From the rest of us: hold two thoughts at once. You can condemn a man’s ideas with your whole chest and still reject his assassination with your whole soul. That isn’t hypocrisy. That’s civilization.

The misattributed quote and the temptation it names
“I’ve never wished a man dead, but I have read some obituaries with great pleasure.” It probably wasn’t Mark Twain. It doesn’t matter. The line endures because it nails something real—how good it feels when a villain exits stage left. We should be honest about that feeling. Then we should refuse to be governed by it.
If we let private pleasure dictate public rules, we won’t have any rules left. We’ll have a running scorecard of payback.
What this does to the future
Assassinations reach forward. They distort every debate that follows. Every policy fight from here will carry this echo. Every campus that invites a polarizing speaker will hear it in their risk meeting. Every student who watched a body fall will carry a different kind of skepticism into adulthood.

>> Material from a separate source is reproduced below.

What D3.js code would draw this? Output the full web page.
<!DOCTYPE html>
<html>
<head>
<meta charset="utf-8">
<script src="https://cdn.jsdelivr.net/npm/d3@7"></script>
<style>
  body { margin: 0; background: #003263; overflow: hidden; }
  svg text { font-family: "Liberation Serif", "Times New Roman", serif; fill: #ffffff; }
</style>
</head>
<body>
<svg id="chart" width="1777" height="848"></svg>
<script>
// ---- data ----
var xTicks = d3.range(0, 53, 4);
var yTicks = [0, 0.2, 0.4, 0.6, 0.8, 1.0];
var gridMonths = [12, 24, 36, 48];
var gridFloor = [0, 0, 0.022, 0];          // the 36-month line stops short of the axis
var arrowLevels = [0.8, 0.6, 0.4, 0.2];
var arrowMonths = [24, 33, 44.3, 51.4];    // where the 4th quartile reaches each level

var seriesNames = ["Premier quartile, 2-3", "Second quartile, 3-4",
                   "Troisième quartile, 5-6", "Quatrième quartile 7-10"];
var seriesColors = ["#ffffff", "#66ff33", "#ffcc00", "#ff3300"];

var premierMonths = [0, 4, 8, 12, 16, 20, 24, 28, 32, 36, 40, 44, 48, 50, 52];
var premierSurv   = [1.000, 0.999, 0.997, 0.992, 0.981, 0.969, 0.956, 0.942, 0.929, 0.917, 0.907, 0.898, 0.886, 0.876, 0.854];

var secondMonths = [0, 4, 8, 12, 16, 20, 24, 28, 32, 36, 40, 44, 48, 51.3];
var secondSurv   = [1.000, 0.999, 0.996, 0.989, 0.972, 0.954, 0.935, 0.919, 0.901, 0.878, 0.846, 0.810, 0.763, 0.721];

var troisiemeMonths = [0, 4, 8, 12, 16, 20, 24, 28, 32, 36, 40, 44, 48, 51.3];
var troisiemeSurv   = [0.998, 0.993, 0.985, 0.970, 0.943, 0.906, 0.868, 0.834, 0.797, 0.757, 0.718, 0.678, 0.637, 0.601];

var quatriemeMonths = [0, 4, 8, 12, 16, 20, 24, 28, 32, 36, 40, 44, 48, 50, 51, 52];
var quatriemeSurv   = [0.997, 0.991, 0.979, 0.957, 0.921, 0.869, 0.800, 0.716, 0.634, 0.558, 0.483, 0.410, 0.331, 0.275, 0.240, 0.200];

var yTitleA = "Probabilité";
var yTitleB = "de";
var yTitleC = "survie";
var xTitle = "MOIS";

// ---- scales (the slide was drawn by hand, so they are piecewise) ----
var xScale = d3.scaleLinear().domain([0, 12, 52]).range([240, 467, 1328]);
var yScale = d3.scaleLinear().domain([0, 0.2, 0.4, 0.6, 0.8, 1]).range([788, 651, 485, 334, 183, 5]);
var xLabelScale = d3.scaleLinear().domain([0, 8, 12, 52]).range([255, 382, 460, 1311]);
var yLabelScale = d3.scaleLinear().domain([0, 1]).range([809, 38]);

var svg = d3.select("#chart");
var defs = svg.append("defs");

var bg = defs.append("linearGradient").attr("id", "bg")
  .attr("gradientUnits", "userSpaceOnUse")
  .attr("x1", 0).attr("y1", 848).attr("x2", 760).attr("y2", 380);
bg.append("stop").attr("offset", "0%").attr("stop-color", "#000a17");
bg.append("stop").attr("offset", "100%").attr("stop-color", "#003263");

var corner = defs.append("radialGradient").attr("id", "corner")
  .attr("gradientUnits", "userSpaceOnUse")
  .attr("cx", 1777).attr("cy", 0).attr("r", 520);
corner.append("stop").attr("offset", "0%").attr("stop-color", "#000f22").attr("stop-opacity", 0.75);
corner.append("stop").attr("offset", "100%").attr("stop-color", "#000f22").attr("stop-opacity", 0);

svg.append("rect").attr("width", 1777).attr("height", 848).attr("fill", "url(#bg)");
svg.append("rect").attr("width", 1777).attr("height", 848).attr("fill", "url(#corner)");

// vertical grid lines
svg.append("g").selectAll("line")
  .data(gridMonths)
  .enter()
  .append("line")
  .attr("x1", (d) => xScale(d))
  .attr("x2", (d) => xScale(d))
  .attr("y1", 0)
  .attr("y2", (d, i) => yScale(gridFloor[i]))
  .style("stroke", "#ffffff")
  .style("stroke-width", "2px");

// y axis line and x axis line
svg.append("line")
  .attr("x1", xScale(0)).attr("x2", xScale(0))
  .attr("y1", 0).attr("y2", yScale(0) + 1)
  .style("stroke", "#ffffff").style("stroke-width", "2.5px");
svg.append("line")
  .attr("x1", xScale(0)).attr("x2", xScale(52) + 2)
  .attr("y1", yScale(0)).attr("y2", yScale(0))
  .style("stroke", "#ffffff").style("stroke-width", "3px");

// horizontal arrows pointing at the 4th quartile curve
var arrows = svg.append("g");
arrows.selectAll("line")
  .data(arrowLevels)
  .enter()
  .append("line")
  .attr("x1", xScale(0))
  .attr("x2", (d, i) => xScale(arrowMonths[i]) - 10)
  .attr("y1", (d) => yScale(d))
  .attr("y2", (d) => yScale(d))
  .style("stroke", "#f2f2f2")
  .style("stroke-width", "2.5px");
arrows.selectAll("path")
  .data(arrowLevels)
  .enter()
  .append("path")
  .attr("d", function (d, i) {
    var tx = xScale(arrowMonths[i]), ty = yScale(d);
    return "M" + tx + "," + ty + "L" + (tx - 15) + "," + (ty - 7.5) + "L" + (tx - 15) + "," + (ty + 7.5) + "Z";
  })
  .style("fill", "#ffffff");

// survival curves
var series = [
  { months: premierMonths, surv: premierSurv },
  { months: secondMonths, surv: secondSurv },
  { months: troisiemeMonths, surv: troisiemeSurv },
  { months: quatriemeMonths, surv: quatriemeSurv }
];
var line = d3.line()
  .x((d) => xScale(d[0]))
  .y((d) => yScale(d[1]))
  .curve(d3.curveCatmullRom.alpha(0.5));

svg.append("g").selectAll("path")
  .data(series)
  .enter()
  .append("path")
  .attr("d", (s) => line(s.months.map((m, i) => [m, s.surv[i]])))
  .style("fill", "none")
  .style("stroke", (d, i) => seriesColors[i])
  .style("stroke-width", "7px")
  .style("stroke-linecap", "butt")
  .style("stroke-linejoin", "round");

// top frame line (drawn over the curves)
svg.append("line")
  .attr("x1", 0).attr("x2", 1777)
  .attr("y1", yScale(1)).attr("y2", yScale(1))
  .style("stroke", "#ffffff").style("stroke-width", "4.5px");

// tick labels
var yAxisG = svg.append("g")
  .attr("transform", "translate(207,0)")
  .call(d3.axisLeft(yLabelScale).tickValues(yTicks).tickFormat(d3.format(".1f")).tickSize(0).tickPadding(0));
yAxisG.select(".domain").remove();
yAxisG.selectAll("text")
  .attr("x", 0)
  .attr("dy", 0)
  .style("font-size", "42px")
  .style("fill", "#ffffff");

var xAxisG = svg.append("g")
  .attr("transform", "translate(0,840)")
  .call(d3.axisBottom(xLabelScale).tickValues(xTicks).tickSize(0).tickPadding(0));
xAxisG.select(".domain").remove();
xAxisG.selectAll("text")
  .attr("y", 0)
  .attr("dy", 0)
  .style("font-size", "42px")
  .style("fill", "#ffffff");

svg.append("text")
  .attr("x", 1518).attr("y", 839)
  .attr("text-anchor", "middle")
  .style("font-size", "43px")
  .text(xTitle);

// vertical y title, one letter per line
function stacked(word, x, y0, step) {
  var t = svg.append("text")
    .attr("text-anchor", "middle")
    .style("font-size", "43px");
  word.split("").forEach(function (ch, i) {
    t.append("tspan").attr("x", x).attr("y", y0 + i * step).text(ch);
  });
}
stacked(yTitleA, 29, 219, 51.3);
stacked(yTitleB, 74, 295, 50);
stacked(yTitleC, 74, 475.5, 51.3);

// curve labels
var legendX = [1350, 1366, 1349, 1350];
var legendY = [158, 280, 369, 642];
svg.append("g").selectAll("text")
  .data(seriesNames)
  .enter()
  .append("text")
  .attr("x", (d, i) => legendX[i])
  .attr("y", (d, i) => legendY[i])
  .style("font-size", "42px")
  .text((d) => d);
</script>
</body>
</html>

That’s poison in the well. We can dilute it, but only with better habits: cleaner arguments, higher event standards, and a collective refusal to let murder decide meaning.
Wrapping Up
I thought Charlie Kirk’s rhetoric was horrible. I still do. I think he made the world harder for people who were already carrying too much. I think he turned cruelty into content and sold it as courage.

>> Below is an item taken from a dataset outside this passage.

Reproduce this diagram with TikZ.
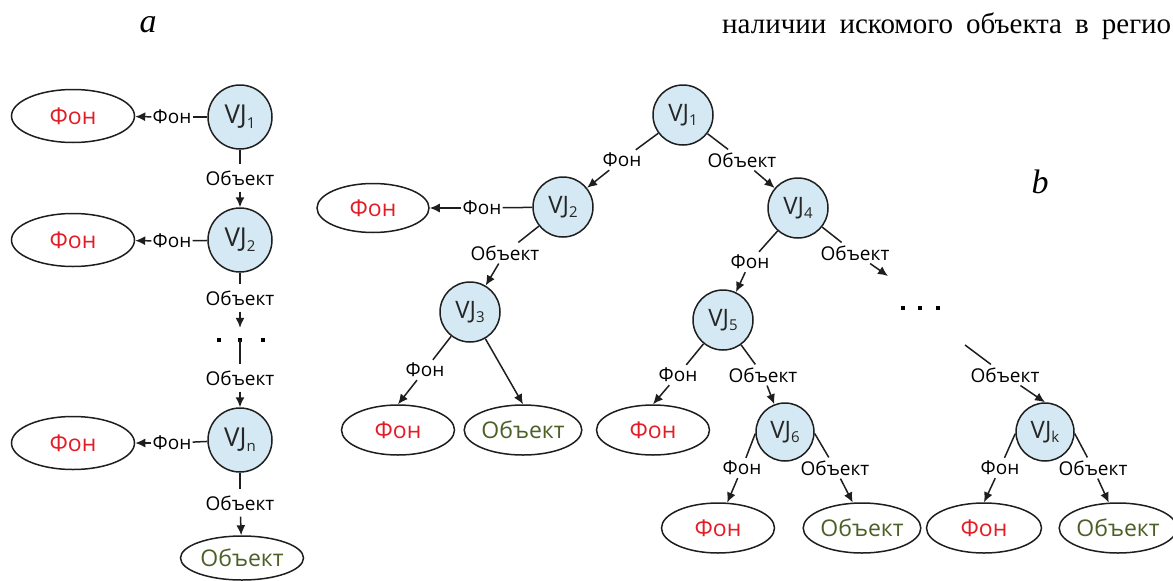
\documentclass[tikz,border=0pt]{standalone}
\usepackage{fontspec}
\setmainfont{Liberation Serif}
\newfontfamily\labfont{Open Sans}
\usetikzlibrary{arrows.meta,shapes.geometric}
\definecolor{vjfill}{RGB}{212,233,243}
\definecolor{fonred}{RGB}{228,28,38}
\definecolor{objgreen}{RGB}{76,96,38}
\definecolor{edgegray}{RGB}{30,30,30}
\newcommand\vs[1]{\raisebox{-0.3ex}{\fontsize{15}{15}\selectfont #1}}
\begin{document}
\begin{tikzpicture}[x=1pt,y=-1pt,
  vj/.style={circle,draw=edgegray,line width=1.5pt,fill=vjfill,minimum size=60pt,inner sep=0pt,
    font=\labfont\fontsize{24}{24}\selectfont,text=black!85},
  vja/.style={vj,minimum size=64pt,font=\labfont\fontsize{26}{26}\selectfont},
  leaf/.style={ellipse,draw=edgegray,line width=1.5pt,fill=white,minimum width=113pt,minimum height=50pt,
    inner sep=0pt,font=\labfont\fontsize{23}{23}\selectfont},
  fon/.style={leaf,text=fonred},
  obj/.style={leaf,text=objgreen},
  lab/.style={inner sep=3pt,font=\labfont\fontsize{19}{19}\selectfont,text=black},
  hlab/.style={lab,inner xsep=1pt,inner ysep=1pt},
  vlab/.style={lab,inner xsep=1pt,inner ysep=6pt},
  dotsbox/.style={inner sep=0pt,minimum width=50pt,minimum height=24pt},
  dotsq/.style={fill=black,minimum size=4.5pt,inner sep=0pt},
  conn/.style={line width=1.5pt,draw=edgegray},
  arr/.style={conn,-{Latex[length=10pt,width=9pt]}},
  caption/.style={font=\itshape\fontsize{34}{34}\selectfont,anchor=base},
]
\useasboundingbox (0,0) rectangle (1173,581);

% captions and text
\node[caption] (capa) at (148,32) {a};
\node[caption] (capb) at (1040,193) {b};
\node[anchor=base west,font=\fontsize{29}{29}\selectfont,inner sep=0pt] (toptext) at (722,33) {\makebox[449pt][s]{наличии искомого объекта в регио}};

% ---------------- part a ----------------
\node[vja] (aV1) at (240,117) {VJ\vs{1}};
\node[fon,minimum width=123pt,minimum height=53pt] (aF1) at (73,116) {Фон};
\node[hlab] (aL1) at (172,117) {Фон};
\node[vlab] (aO1) at (240,178) {Объект};
\node[vja] (aV2) at (240,240) {VJ\vs{2}};
\node[fon,minimum width=123pt,minimum height=53pt] (aF2) at (73,240) {Фон};
\node[hlab] (aL2) at (172,241) {Фон};
\node[vlab] (aO2) at (240,298) {Объект};
\node[dotsbox] (aD) at (240,340) {};
\node[dotsq] (aD1) at (219,340) {};
\node[dotsq] (aD2) at (240,340) {};
\node[dotsq] (aD3) at (263,340) {};
\node[vlab] (aO3) at (240,378) {Объект};
\node[vja] (aVn) at (240,440) {VJ\vs{n}};
\node[fon,minimum width=123pt,minimum height=53pt] (aF3) at (73,443) {Фон};
\node[hlab] (aL3) at (172,443) {Фон};
\node[vlab] (aO4) at (240,503) {Объект};
\node[obj,minimum width=123pt,minimum height=44pt] (aObj) at (242,558) {Объект};

\draw[conn] (aV1) -- (aL1); \draw[arr] (aL1) -- (aF1);
\draw[conn] (aV1) -- (aO1); \draw[arr] (aO1) -- (aV2);
\draw[conn] (aV2) -- (aL2); \draw[arr] (aL2) -- (aF2);
\draw[conn] (aV2) -- (aO2); \draw[arr] (aO2) -- (aD);
\draw[conn] (aD.center) -- (aO3); \draw[arr] (aO3) -- (aVn);
\draw[conn] (aVn) -- (aL3); \draw[arr] (aL3) -- (aF3);
\draw[conn] (aVn) -- (aO4); \draw[arr] (aO4) -- (aObj);

% ---------------- part b ----------------
\node[vj] (V1) at (683,115) {VJ\vs{1}};
\node[vj] (V2) at (563,207) {VJ\vs{2}};
\node[vj] (V4) at (798,208) {VJ\vs{4}};
\node[vj] (V3) at (470,312) {VJ\vs{3}};
\node[vj] (V5) at (723,320) {VJ\vs{5}};
\node[vj,minimum size=58pt] (V6) at (785,432) {VJ\vs{6}};
\node[vj,minimum size=58pt] (Vk) at (1045,432) {VJ\vs{k}};

\node[fon,minimum width=112pt,minimum height=49pt] (F2) at (373,208) {Фон};
\node[fon] (F3) at (398,430) {Фон};
\node[obj] (O3) at (523,430) {Объект};
\node[fon] (F5) at (653,430) {Фон};
\node[fon] (F6) at (718,528) {Фон};
\node[obj,minimum width=111pt] (O6) at (862,528) {Объект};
\node[fon,minimum width=115pt] (Fk) at (984,528) {Фон};
\node[obj,minimum width=108pt] (Ok) at (1118,528) {Объект};

\node[lab] (l12) at (622,160) {Фон};
\node[lab] (l14) at (742,160) {Объект};
\node[hlab] (l2F) at (482,208) {Фон};
\node[lab] (l23) at (505,253) {Объект};
\node[lab] (l3F) at (425,370) {Фон};
\node[lab] (l45) at (750,262) {Фон};
\node[lab] (l4o) at (855,253) {Объект};
\node[lab] (l5F) at (678,375) {Фон};
\node[lab] (l56) at (763,375) {Объект};
\node[lab] (l6F) at (742,468) {Фон};
\node[lab] (l6O) at (835,468) {Объект};
\node[lab] (lkin) at (1005,375) {Объект};
\node[lab] (lkF) at (1000,468) {Фон};
\node[lab] (lkO) at (1093,468) {Объект};

\node[dotsq] (bD1) at (903,308) {};
\node[dotsq] (bD2) at (920,308) {};
\node[dotsq] (bD3) at (938,308) {};
\coordinate (cD) at (888,276);
\coordinate (cK) at (965,345);

\draw[conn] (V1) -- (l12); \draw[arr] (l12) -- (V2);
\draw[conn] (V1) -- (l14); \draw[arr] (l14) -- (V4);
\draw[conn] (V2) -- (l2F); \draw[arr] (l2F) -- (F2);
\draw[conn] (V2) -- (l23); \draw[arr] (l23) -- (V3);
\draw[conn] (V3) -- (l3F); \draw[arr] (l3F) -- (F3.north);
\draw[arr] (V3) -- (O3.north);
\draw[conn] (V4) -- (l45); \draw[arr] (l45) -- (V5);
\draw[conn] (V4) -- (l4o); \draw[arr] (l4o) -- (cD);
\draw[conn] (V5) -- (l5F); \draw[arr] (l5F) -- (F5.north);
\draw[conn] (V5) -- (l56); \draw[arr] (l56) -- (V6);
\draw[conn] (V6.183) -- (l6F); \draw[arr] (l6F) -- (F6.70);
\draw[conn] (V6.-3) -- (l6O); \draw[arr] (l6O) -- (O6.110);
\draw[conn] (cK) -- (lkin); \draw[arr] (lkin) -- (Vk.north);
\draw[conn] (Vk.183) -- (lkF); \draw[arr] (lkF) -- (Fk.north);
\draw[conn] (Vk.-3) -- (lkO); \draw[arr] (lkO) -- (Ok.110);
\end{tikzpicture}
\end{document}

And I still say this was wrong. Evil. Anti-democratic. Anti-human.
I won’t pretend he was “just another voice.” He wasn’t. But I also won’t pretend a bullet is debate. It isn’t. It’s the dead end of politics.
So mourn with his family, if you can. They didn’t sign up for this. Denounce the killer, whoever he is. Give investigators the footage they’re asking for. Demand campuses get serious about elevation and sightlines. And the next time a grinning demagogue shows up with a mic, don’t fantasize about a muzzle flash. Show up with better arguments, tighter coalitions, and a plan to win something that lasts longer than a headline.
That’s how humanists fight. Not because we’re soft. Because we’re serious.